--- BEGIN ---

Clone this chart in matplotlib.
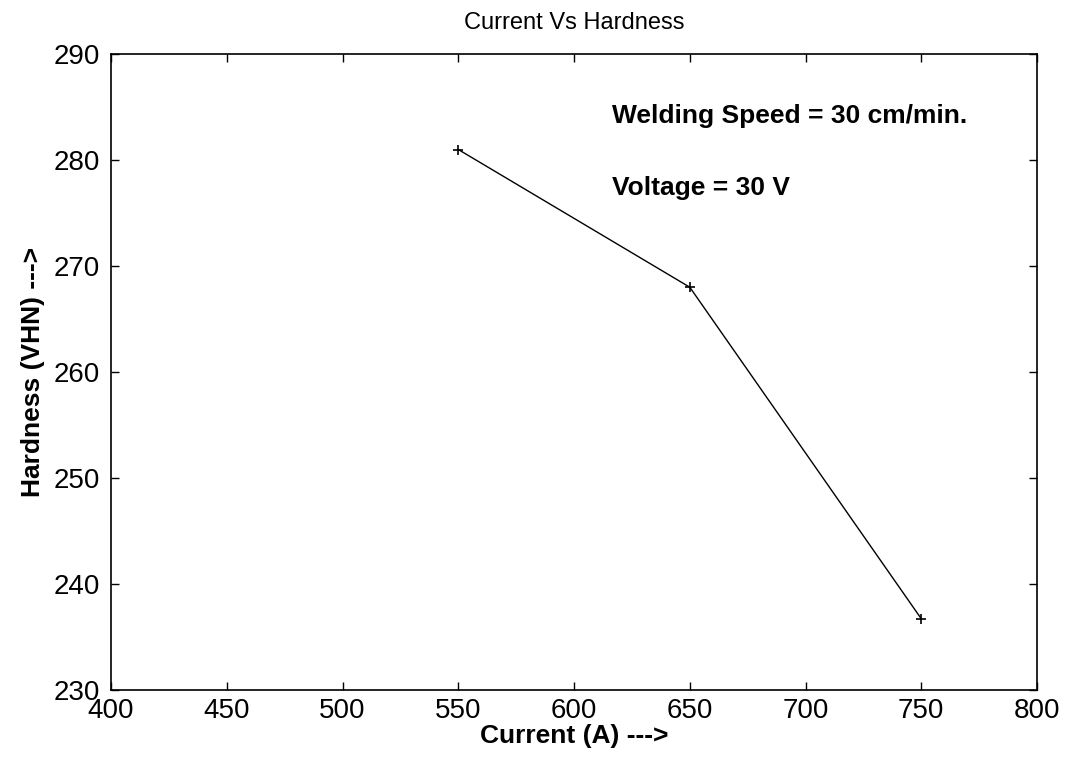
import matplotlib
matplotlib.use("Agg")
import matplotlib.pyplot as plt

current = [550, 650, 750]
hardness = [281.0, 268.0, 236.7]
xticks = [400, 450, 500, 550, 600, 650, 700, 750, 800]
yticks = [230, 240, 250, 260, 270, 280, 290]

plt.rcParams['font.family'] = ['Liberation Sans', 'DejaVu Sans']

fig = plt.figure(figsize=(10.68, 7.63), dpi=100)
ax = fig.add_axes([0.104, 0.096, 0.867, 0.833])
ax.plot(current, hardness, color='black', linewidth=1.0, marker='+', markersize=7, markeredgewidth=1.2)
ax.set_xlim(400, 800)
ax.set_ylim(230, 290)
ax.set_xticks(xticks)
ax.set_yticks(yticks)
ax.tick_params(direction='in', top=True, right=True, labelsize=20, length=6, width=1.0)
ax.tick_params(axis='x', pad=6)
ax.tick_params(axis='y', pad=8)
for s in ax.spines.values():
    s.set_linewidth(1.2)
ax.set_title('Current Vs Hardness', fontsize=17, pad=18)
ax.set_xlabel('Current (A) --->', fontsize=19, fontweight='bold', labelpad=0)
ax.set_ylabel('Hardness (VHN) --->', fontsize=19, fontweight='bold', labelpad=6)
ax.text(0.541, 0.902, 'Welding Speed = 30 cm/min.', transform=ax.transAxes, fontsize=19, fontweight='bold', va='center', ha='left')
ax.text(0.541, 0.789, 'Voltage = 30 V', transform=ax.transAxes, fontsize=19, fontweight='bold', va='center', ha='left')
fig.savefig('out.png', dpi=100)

--- END ---

Exercise description:
Leave out the pictures and repeat the lines from the start of the material through the line with "plt.rcParams['font.family'] = ['Liberation", inclusive.

Task solution:
Clone this chart in matplotlib.
import matplotlib
matplotlib.use("Agg")
import matplotlib.pyplot as plt

current = [550, 650, 750]
hardness = [281.0, 268.0, 236.7]
xticks = [400, 450, 500, 550, 600, 650, 700, 750, 800]
yticks = [230, 240, 250, 260, 270, 280, 290]

plt.rcParams['font.family'] = ['Liberation Sans', 'DejaVu Sans']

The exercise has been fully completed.